Living with the disabled day after day, assistants say the distinctions between those with and without mental handicaps dwindle.

Just another friend

“After a while you stop thinking about their disabilities. This is just George, just another friend,” says Geraghty.

On a warm fall evening, the community at L’Arche Heartland gathered outside on the patio to take advantage of the fine weather. Matt and George threw a ball back and forth on the backyard lawn. Pat and David, two of the other core members, discussed plans for Halloween. David had ideas for what everyone should dress up as. Dink Smith was going to be Dorothy in “The Wizard of Oz”; Rich Folker the scarecrow in that movie; Pat a punk rocker; Newham would be Kathy Lee Gifford; and David himself a hillbilly.
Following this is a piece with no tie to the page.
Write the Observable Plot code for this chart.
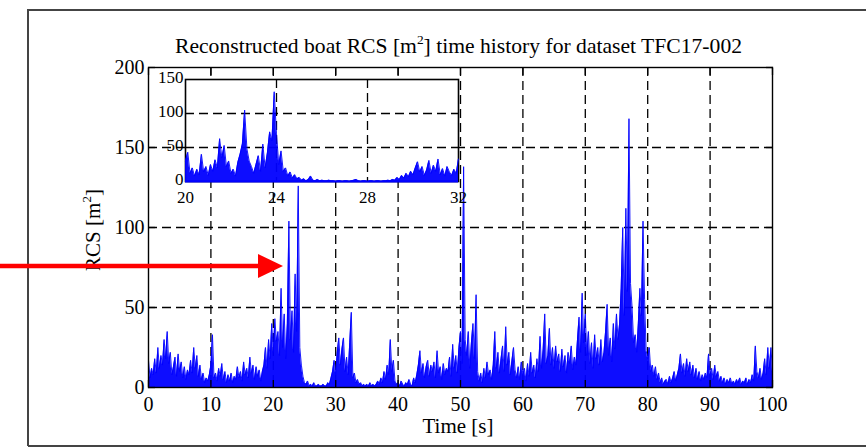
<!DOCTYPE html>
<html><head><meta charset="utf-8">
<script src="https://cdn.jsdelivr.net/npm/d3@7"></script>
<script src="https://cdn.jsdelivr.net/npm/@observablehq/plot@0.6"></script>
<style>
html,body{margin:0;padding:0;background:#fff;}
#wrap{position:relative;width:866px;height:448px;overflow:hidden;font-family:"Liberation Serif","Times New Roman",serif;}
#wrap > svg{position:absolute;left:0;top:0;}
</style></head><body><div id="wrap"></div>
<script>
// ---- data (RCS in m^2, uniformly sampled) ----
const mainStart = 0, mainStep = 0.25;   // seconds
const mainRCS = [
  17,6,12,8,18,9,25,12,20,14,30,18,35,15,22,8,13,19,7,21,
  10,16,6,13,5,11,8,17,9,25,12,20,7,14,5,9,3,6,4,8,
  14,33,6,9,4,12,7,15,5,10,3,8,4,9,3,7,5,13,6,10,
  4,16,8,12,6,19,9,14,5,13,7,11,4,10,14,25,12,30,18,40,
  22,43,29,35,20,62,25,46,18,40,104,30,48,22,71,35,126,25,14,7,
  3,2,4,1,2,1,3,1,1,2,1,1,2,1,1,3,2,6,10,17,
  8,22,31,14,24,31,10,19,8,28,47,6,9,3,5,2,3,1,2,1,
  2,1,3,1,2,1,2,4,2,6,3,10,5,14,8,30,10,17,4,2,
  3,1,4,2,1,3,2,5,2,1,6,3,8,14,23,9,15,6,13,17,
  7,14,10,16,6,23,9,13,5,15,8,12,10,19,7,27,12,20,9,25,
  35,15,138,30,20,35,12,28,40,18,58,10,4,9,3,12,6,16,8,11,
  5,14,35,12,22,9,18,26,10,38,14,22,8,17,25,11,6,13,5,16,
  8,12,4,15,7,22,9,14,6,18,10,32,12,24,46,15,20,37,14,25,
  12,26,16,21,10,24,13,20,9,22,15,26,11,19,14,30,44,22,59,28,
  46,20,35,15,28,12,33,18,25,14,30,16,22,35,52,20,31,16,40,24,
  46,30,40,62,100,45,112,60,168,65,50,28,33,22,40,62,45,104,55,23,
  18,25,10,14,7,13,5,9,3,6,2,4,5,2,7,3,6,10,4,8,
  12,21,9,15,7,18,10,16,8,14,6,12,5,10,4,8,5,9,6,21,
  8,12,5,14,7,10,4,7,3,6,2,5,3,6,2,4,2,5,3,6,
  2,4,3,6,2,5,3,8,4,26,10,6,12,5,9,18,8,25,12,25,
  10
];
const insetStart = 20, insetStep = 0.1;
const insetRCS = [
  30,43,12,20,8,18,10,40,14,22,
  9,25,15,32,20,63,35,53,22,30,
  12,18,8,28,40,55,105,48,30,22,
  12,25,38,15,55,20,42,73,60,132,
  70,25,45,15,20,8,14,5,10,4,
  6,2,4,1,3,8,2,1,3,1,
  2,1,1,2,1,1,0,1,1,0,
  1,1,0,1,2,3,1,0,1,1,
  0,1,1,0,1,1,0,1,1,2,
  1,3,2,6,3,9,5,12,7,15,
  10,20,29,14,22,9,17,31,12,24,
  15,33,10,19,8,22,14,9,18,12,
  33
];
const mainXTicks = [0,10,20,30,40,50,60,70,80,90,100];
const mainYTicks = [0,50,100,150,200];
const insetXTicks = [20,24,28,32];
const insetYTicks = [0,50,100,150];
const titleParts = ["Reconstructed boat RCS [m", "2", "] time history for dataset TFC17-002"];
const yLabelParts = ["RCS [m", "2", "]"];
const xLabel = "Time [s]";

// ---- build ----
const mainData = mainRCS.map((v, i) => ({t: mainStart + i * mainStep, v}));
const insetData = insetRCS.map((v, i) => ({t: insetStart + i * insetStep, v}));
const blue = "#0000ff";
const dash = "9,5";
const font = '"Liberation Serif","Times New Roman",serif';
const wrap = document.getElementById("wrap");

const main = Plot.plot({
  width: 866, height: 448,
  marginLeft: 148, marginRight: 94, marginTop: 67, marginBottom: 61,
  style: {fontFamily: font, fontSize: "20px", background: "transparent", color: "#000"},
  x: {domain: [0, 100], label: null},
  y: {domain: [0, 200], label: null},
  marks: [
    Plot.gridX(mainXTicks.slice(1, -1), {stroke: "#000", strokeOpacity: 1, strokeWidth: 1.3, strokeDasharray: dash}),
    Plot.gridY(mainYTicks.slice(1, -1), {stroke: "#000", strokeOpacity: 1, strokeWidth: 1.3, strokeDasharray: dash}),
    Plot.areaY(mainData, {x: "t", y: "v", fill: blue, fillOpacity: 0.95}),
    Plot.lineY(mainData, {x: "t", y: "v", stroke: blue, strokeWidth: 0.9}),
    Plot.frame({stroke: "#000", strokeWidth: 1.4}),
    Plot.axisX(mainXTicks, {anchor: "bottom", tickSize: -7, fill: "none", label: null, strokeWidth: 1.3}),
    Plot.axisX(mainXTicks, {anchor: "top", tickSize: -7, fill: "none", label: null, strokeWidth: 1.3}),
    Plot.axisY(mainYTicks, {anchor: "left", tickSize: -7, fill: "none", label: null, strokeWidth: 1.3}),
    Plot.axisY(mainYTicks, {anchor: "right", tickSize: -7, fill: "none", label: null, strokeWidth: 1.3}),
    Plot.axisX(mainXTicks, {anchor: "bottom", tickSize: 0, tickPadding: 9, label: null, stroke: "none"}),
    Plot.axisY(mainYTicks, {anchor: "left", tickSize: 0, tickPadding: 4, label: null, stroke: "none"})
  ]
});
wrap.appendChild(main);

const inset = Plot.plot({
  width: 323, height: 140,
  marginLeft: 40, marginRight: 10, marginTop: 10, marginBottom: 28,
  style: {fontFamily: font, fontSize: "17px", background: "transparent", color: "#000"},
  x: {domain: [20, 32], label: null},
  y: {domain: [0, 150], label: null},
  marks: [
    Plot.frame({fill: "#fff", stroke: null}),
    Plot.gridX(insetXTicks.slice(1, -1), {stroke: "#000", strokeOpacity: 1, strokeWidth: 1.3, strokeDasharray: dash}),
    Plot.gridY(insetYTicks.slice(1, -1), {stroke: "#000", strokeOpacity: 1, strokeWidth: 1.3, strokeDasharray: dash}),
    Plot.frame({stroke: "#000", strokeWidth: 1.6}),
    Plot.areaY(insetData, {x: "t", y: "v", fill: blue, fillOpacity: 0.95}),
    Plot.lineY(insetData, {x: "t", y: "v", stroke: blue, strokeWidth: 0.9}),
    Plot.ruleY([0], {stroke: blue, strokeWidth: 2}),
    Plot.axisX(insetXTicks, {anchor: "bottom", tickSize: 0, tickPadding: 9, label: null, stroke: "none"}),
    Plot.axisY(insetYTicks, {anchor: "left", tickSize: 0, tickPadding: 2, dy: -2, label: null, stroke: "none"})
  ]
});
inset.style.left = "145px";
inset.style.top = "69px";
wrap.appendChild(inset);

// ---- annotations: outer frame, title, axis labels, red arrow ----
const ov = d3.create("svg").attr("width", 866).attr("height", 448)
  .style("font-family", font).style("pointer-events", "none");
ov.append("path").attr("d", "M28,446V10H866M28,446H866")
  .attr("fill", "none").attr("stroke", "#444").attr("stroke-width", 2);

const title = ov.append("text").attr("x", 458.5).attr("y", 53).attr("text-anchor", "middle")
  .attr("font-size", 21).attr("fill", "#000")
  .attr("textLength", 567).attr("lengthAdjust", "spacingAndGlyphs");
title.append("tspan").text(titleParts[0]);
title.append("tspan").attr("dy", -9).attr("font-size", 13).text(titleParts[1]);
title.append("tspan").attr("dy", 9).text(titleParts[2]);

ov.append("text").attr("x", 458).attr("y", 433).attr("text-anchor", "middle")
  .attr("font-size", 21).attr("fill", "#000").text(xLabel);

const yl = ov.append("text").attr("transform", "translate(100,230) rotate(-90)")
  .attr("text-anchor", "middle").attr("font-size", 21).attr("fill", "#000");
yl.append("tspan").text(yLabelParts[0]);
yl.append("tspan").attr("dy", -9).attr("font-size", 13).text(yLabelParts[1]);
yl.append("tspan").attr("dy", 9).text(yLabelParts[2]);

ov.append("line").attr("x1", 0).attr("y1", 266).attr("x2", 262).attr("y2", 266)
  .attr("stroke", "#ff0000").attr("stroke-width", 4.5);
ov.append("polygon").attr("points", "258,254 283,266 258,278").attr("fill", "#ff0000");
wrap.appendChild(ov.node());
</script>
</body></html>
Folker had prepared beef stew for dinner, and a tempting aroma from the kitchen drifted out to the patio through the screened doors.

“I can’t change the world, but I can cook dinner. I can’t stop the war in Iraq, but I can be with these guys,” Folker said. “It’s a very rewarding experience. These guys are like living prayers.”

Folker calls being at L’Arche his way of vicariously living in a monastery. “But it’s more fun,” he adds.